I hope this gives you somewhere to start. 

All the best James.


----------



## rcfreak177 (Jun 25, 2013)

Canman said:


> Hello Pete
> I would possibly start and look at the bearings if the bearings are cheap and nasty ones their tolerances are not as tight and this can cause your chatter issue also if a bearing has collapsed or just spat one bearing out it would work but be very rough sounding. I had the same problem with a Bridgeport at work.
> I hope this gives you somewhere to start.
> 
> All the best James.



Yep I would be looking at the above post,

Also might pay to check the fit on the bearings to the spindle shaft and the housing, If they are not a nice tight (light tap in fit)  they can spin causing the ball race to stay still, I had this problem with a spindle I made, once spun up it made all sorts of funny sounds and became hot quickly.


----------



## rodw (Jun 25, 2013)

Maybe check bearing preload. Put an indicator touch the bottom of the quill and see how much movement there is if you press up on the quill. There should be none. The book I followed when I rebuilt my last lathe said something like tighten to remove any play then go 1/8 of a turn further. Run for 20 minutes and check bearings are not hot. If they are, they might be too tight.

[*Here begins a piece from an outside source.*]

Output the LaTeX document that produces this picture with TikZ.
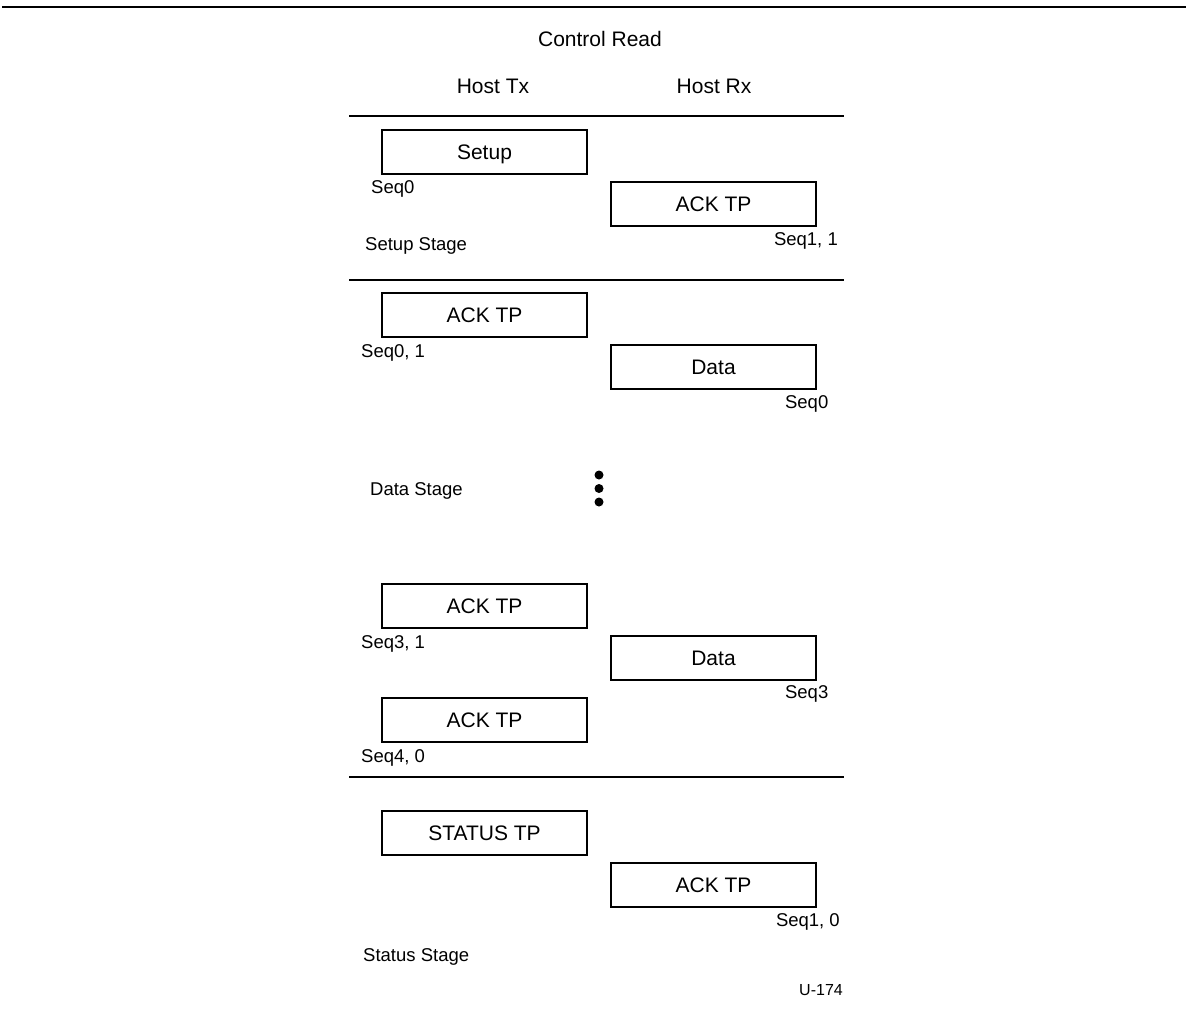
\documentclass[tikz,border=0pt]{standalone}
\usepackage{fontspec}
\setmainfont{Liberation Sans}
\begin{document}
\begin{tikzpicture}[x=1pt,y=-1pt,
  pkt/.style={draw,line width=1.3pt,minimum width=205pt,minimum height=44pt,inner sep=0pt,
    font=\fontsize{21}{24}\selectfont,text height=15pt,text depth=0pt},
  head/.style={inner sep=0pt,font=\fontsize{21}{24}\selectfont},
  lbl/.style={inner sep=0pt,font=\fontsize{18.5}{21}\selectfont},
  tag/.style={inner sep=0pt,font=\fontsize{16}{19}\selectfont},
  rule/.style={line width=1.4pt},
  dot/.style={circle,fill,inner sep=0pt,minimum size=9pt}]
\useasboundingbox (0,0) rectangle (1186,1015);
% top rule
\coordinate (tl) at (2,7);
\coordinate (tr) at (1186,7);
\draw[line width=2.2pt] (tl) -- (tr);
% headers
\node[head,anchor=base] (title) at (600,46) {Control Read};
\node[head,anchor=base] (htx) at (493,93) {Host Tx};
\node[head,anchor=base] (hrx) at (714,93) {Host Rx};
% stage rules
\coordinate (r1a) at (349,116); \coordinate (r1b) at (844,116);
\coordinate (r2a) at (349,280); \coordinate (r2b) at (844,280);
\coordinate (r3a) at (349,777); \coordinate (r3b) at (844,777);
\draw[rule] (r1a) -- (r1b);
\draw[rule] (r2a) -- (r2b);
\draw[rule] (r3a) -- (r3b);
% setup stage
\node[pkt] (setup) at (484.5,152) {Setup};
\node[pkt] (ack1) at (713.5,204) {ACK TP};
\node[lbl,anchor=base west] (s0) at (371,193) {Seq0};
\node[lbl,anchor=base east] (s11) at (838,245) {Seq1, 1};
\node[lbl,anchor=base west] (setupst) at (365,250) {Setup Stage};
% data stage
\node[pkt] (ack2) at (484.5,315) {ACK TP};
\node[pkt] (data1) at (713.5,367) {Data};
\node[lbl,anchor=base west] (s01) at (361,357) {Seq0, 1};
\node[lbl,anchor=base east] (s0b) at (828.5,408) {Seq0};
\node[lbl,anchor=base west] (datast) at (370,495) {Data Stage};
\node[dot] (d1) at (599,475) {};
\node[dot] (d2) at (599,488.5) {};
\node[dot] (d3) at (599,502) {};
\node[pkt] (ack3) at (484.5,606) {ACK TP};
\node[pkt] (data2) at (713.5,658) {Data};
\node[pkt] (ack4) at (484.5,720) {ACK TP};
\node[lbl,anchor=base west] (s31) at (361,648) {Seq3, 1};
\node[lbl,anchor=base east] (s3) at (828.5,698.5) {Seq3};
\node[lbl,anchor=base west] (s40) at (361,762) {Seq4, 0};
% status stage
\node[pkt] (status) at (484.5,833) {STATUS TP};
\node[pkt] (ack5) at (713.5,885) {ACK TP};
\node[lbl,anchor=base east] (s10) at (840,926.5) {Seq1, 0};
\node[lbl,anchor=base west] (statusst) at (363,961.5) {Status Stage};
\node[tag,anchor=base east] (fig) at (843,995) {U-174};
\end{tikzpicture}
\end{document}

Anyway, something to guide you by as it is all similar construction.


----------



## velocette (Jun 25, 2013)

Hi Pete
A few more thing to consider on your mill running rough.

From a little research on this mill type I see it to be a gear driven spindle with an extending quill.

As canman points out that less than satisfactory bearings can be the problem.

Replacement bearings and properly setup will go along way to improving it.

Careful adjustment of the gib strips on the mill head "Z" axis combined with adjustment to the table gibs "X and Y" axis will help to minimize chatter.

Some of the noise can be from the quill spindle not running true in the splined drive or lack of lubrication on the spline.

The Knocking you mentioned can be from the change gear with an excess clearance on the bore and clanking on the key driving it. 

All this points to a strip down check and overhaul to fix it not an easy solution but worth while when you have a mill that you are satisfied with.

Be proud when done and can say I fixed it

Eric


----------



## Pete92 (Jun 26, 2013)

Hi folks, 

Thanks for all the helpful replies!

I think it may be time to take it to bits tonight and see whats happening in there, and hopefully have more to tell you tomorrow.

Cheers, 

Pete


----------



## Pete92 (Jun 26, 2013)

Right, A quick dismantle tonight showed a few bits. 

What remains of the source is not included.